■ SOURCE MATERIAL:
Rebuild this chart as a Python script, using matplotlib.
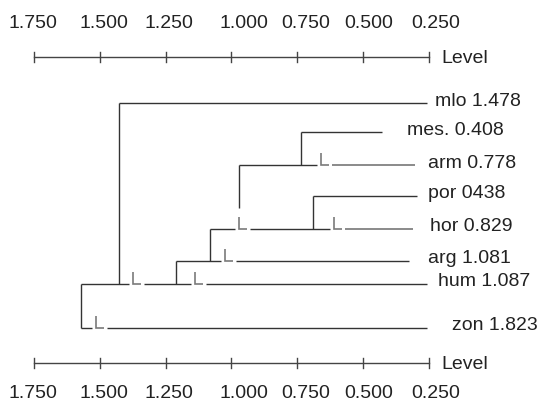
import matplotlib.pyplot as plt
from matplotlib import font_manager

plt.rcParams['font.family'] = ['Liberation Sans', 'DejaVu Sans']

# scale
levels = [1.75, 1.5, 1.25, 1.0, 0.75, 0.5, 0.25]
level_labels = ['1.750', '1.500', '1.250', '1.000', '0.750', '0.500', '0.250']

# leaves, top to bottom
leaves = ['mlo', 'mes.', 'arm', 'por', 'hor', 'arg', 'hum', 'zon']
leaf_values = ['1.478', '0.408', '0.778', '0438', '0.829', '1.081', '1.087', '1.823']
leaf_ends = [0.259, 0.430, 0.303, 0.297, 0.311, 0.325, 0.259, 0.259]

# joins: (upper leaf, lower leaf, level)
joins = [('mes.', 'arm', 0.737), ('por', 'hor', 0.689), ('arm', 'hor', 0.973),
         ('hor', 'arg', 1.082), ('arg', 'hum', 1.212), ('mlo', 'hum', 1.426),
         ('hum', 'zon', 1.573)]

# little "L" marks sitting on the branches
marks = [('arm', 0.661), ('hor', 0.973), ('hor', 0.610), ('arg', 1.025),
         ('hum', 1.375), ('hum', 1.139), ('zon', 1.516)]

# layout (pixels)
rows = [103.3, 132.3, 165, 196, 228.5, 260.5, 283.5, 328]
label_pad = [8, 25, 13, 11, 17, 19, 11, 25]
tick_shift = [-1.5, 4.5, 3, 12, 8.5, 6, 7]
grey_tail = ['arm', 'hor']

W, H = 542, 408
PPU = 263.33  # pixels per level unit
X0 = 34       # pixel of level 1.75

fig = plt.figure(figsize=(W / 100, H / 100), dpi=100)
ax = fig.add_axes([0, 0, 1, 1])
ax.set_xlim(1.75 + X0 / PPU, 1.75 - (W - X0) / PPU)
ax.set_ylim(H, 0)
ax.axis('off')


def px(p):
    return p / PPU


dark = '#333333'
markc = '#7a7a7a'
tailc = '#8a8a8a'

row_of = dict(zip(leaves, rows))

# vertical connectors
for up, low, lev in joins:
    y_end = row_of[low]
    if (low, lev) in marks:
        y_end = row_of[low] - 21
    ax.plot([lev, lev], [row_of[up], y_end], color=dark, lw=1.0,
            solid_capstyle='butt')

# horizontal branches with marks
for i, leaf in enumerate(leaves):
    y = rows[i]
    start = max(lev for up, low, lev in joins if leaf in (up, low))
    ms = sorted([m for name, m in marks if name == leaf], reverse=True)
    x = start
    col, lw = dark, 1.0
    for k, m in enumerate(ms):
        ax.plot([x, m + px(4)], [y, y], color=col, lw=lw, solid_capstyle='butt')
        ax.plot([m, m, m - px(8)], [y - 12, y, y], color=markc, lw=1.2,
                solid_capstyle='butt', solid_joinstyle='miter')
        x = m - px(11)
        if k == len(ms) - 1 and leaf in grey_tail:
            col, lw = tailc, 1.4
    ax.plot([x, leaf_ends[i]], [y, y], color=col, lw=lw, solid_capstyle='butt')
    ax.text(leaf_ends[i] - px(label_pad[i]), y - 2,
            f'{leaf} {leaf_values[i]}', fontsize=14, color='#222222',
            ha='left', va='center')

# level scales, top and bottom
names = {f.name for f in font_manager.fontManager.ttflist}
narrow = 'Liberation Sans Narrow' if 'Liberation Sans Narrow' in names else 'Liberation Sans'
for y_bar, y_lab in [(56.7, 23), (362.7, 393)]:
    ax.plot([levels[0], levels[-1]], [y_bar, y_bar], color='#444444', lw=1.0)
    for lev, lab, sh in zip(levels, level_labels, tick_shift):
        ax.plot([lev, lev], [y_bar - 5, y_bar + 5], color='#444444', lw=1.0)
        ax.text(lev - px(sh), y_lab, lab, fontsize=14, color='#222222',
                ha='center', va='center')
    ax.text(levels[-1] - px(12.7), y_bar + 2, 'Level', fontsize=14,
            family=narrow, color='#222222', ha='left', va='center')

fig.savefig('out.png', dpi=100)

■ EXERCISE AIM: Leave out the pictures and give the listing above again exactly.

■ SOLUTION FOR THIS TASK:
Rebuild this chart as a Python script, using matplotlib.
import matplotlib.pyplot as plt
from matplotlib import font_manager

plt.rcParams['font.family'] = ['Liberation Sans', 'DejaVu Sans']

# scale
levels = [1.75, 1.5, 1.25, 1.0, 0.75, 0.5, 0.25]
level_labels = ['1.750', '1.500', '1.250', '1.000', '0.750', '0.500', '0.250']

# leaves, top to bottom
leaves = ['mlo', 'mes.', 'arm', 'por', 'hor', 'arg', 'hum', 'zon']
leaf_values = ['1.478', '0.408', '0.778', '0438', '0.829', '1.081', '1.087', '1.823']
leaf_ends = [0.259, 0.430, 0.303, 0.297, 0.311, 0.325, 0.259, 0.259]

# joins: (upper leaf, lower leaf, level)
joins = [('mes.', 'arm', 0.737), ('por', 'hor', 0.689), ('arm', 'hor', 0.973),
         ('hor', 'arg', 1.082), ('arg', 'hum', 1.212), ('mlo', 'hum', 1.426),
         ('hum', 'zon', 1.573)]

# little "L" marks sitting on the branches
marks = [('arm', 0.661), ('hor', 0.973), ('hor', 0.610), ('arg', 1.025),
         ('hum', 1.375), ('hum', 1.139), ('zon', 1.516)]

# layout (pixels)
rows = [103.3, 132.3, 165, 196, 228.5, 260.5, 283.5, 328]
label_pad = [8, 25, 13, 11, 17, 19, 11, 25]
tick_shift = [-1.5, 4.5, 3, 12, 8.5, 6, 7]
grey_tail = ['arm', 'hor']

W, H = 542, 408
PPU = 263.33  # pixels per level unit
X0 = 34       # pixel of level 1.75

fig = plt.figure(figsize=(W / 100, H / 100), dpi=100)
ax = fig.add_axes([0, 0, 1, 1])
ax.set_xlim(1.75 + X0 / PPU, 1.75 - (W - X0) / PPU)
ax.set_ylim(H, 0)
ax.axis('off')


def px(p):
    return p / PPU


dark = '#333333'
markc = '#7a7a7a'
tailc = '#8a8a8a'

row_of = dict(zip(leaves, rows))

# vertical connectors
for up, low, lev in joins:
    y_end = row_of[low]
    if (low, lev) in marks:
        y_end = row_of[low] - 21
    ax.plot([lev, lev], [row_of[up], y_end], color=dark, lw=1.0,
            solid_capstyle='butt')

# horizontal branches with marks
for i, leaf in enumerate(leaves):
    y = rows[i]
    start = max(lev for up, low, lev in joins if leaf in (up, low))
    ms = sorted([m for name, m in marks if name == leaf], reverse=True)
    x = start
    col, lw = dark, 1.0
    for k, m in enumerate(ms):
        ax.plot([x, m + px(4)], [y, y], color=col, lw=lw, solid_capstyle='butt')
        ax.plot([m, m, m - px(8)], [y - 12, y, y], color=markc, lw=1.2,
                solid_capstyle='butt', solid_joinstyle='miter')
        x = m - px(11)
        if k == len(ms) - 1 and leaf in grey_tail:
            col, lw = tailc, 1.4
    ax.plot([x, leaf_ends[i]], [y, y], color=col, lw=lw, solid_capstyle='butt')
    ax.text(leaf_ends[i] - px(label_pad[i]), y - 2,
            f'{leaf} {leaf_values[i]}', fontsize=14, color='#222222',
            ha='left', va='center')

# level scales, top and bottom
names = {f.name for f in font_manager.fontManager.ttflist}
narrow = 'Liberation Sans Narrow' if 'Liberation Sans Narrow' in names else 'Liberation Sans'
for y_bar, y_lab in [(56.7, 23), (362.7, 393)]:
    ax.plot([levels[0], levels[-1]], [y_bar, y_bar], color='#444444', lw=1.0)
    for lev, lab, sh in zip(levels, level_labels, tick_shift):
        ax.plot([lev, lev], [y_bar - 5, y_bar + 5], color='#444444', lw=1.0)
        ax.text(lev - px(sh), y_lab, lab, fontsize=14, color='#222222',
                ha='center', va='center')
    ax.text(levels[-1] - px(12.7), y_bar + 2, 'Level', fontsize=14,
            family=narrow, color='#222222', ha='left', va='center')

fig.savefig('out.png', dpi=100)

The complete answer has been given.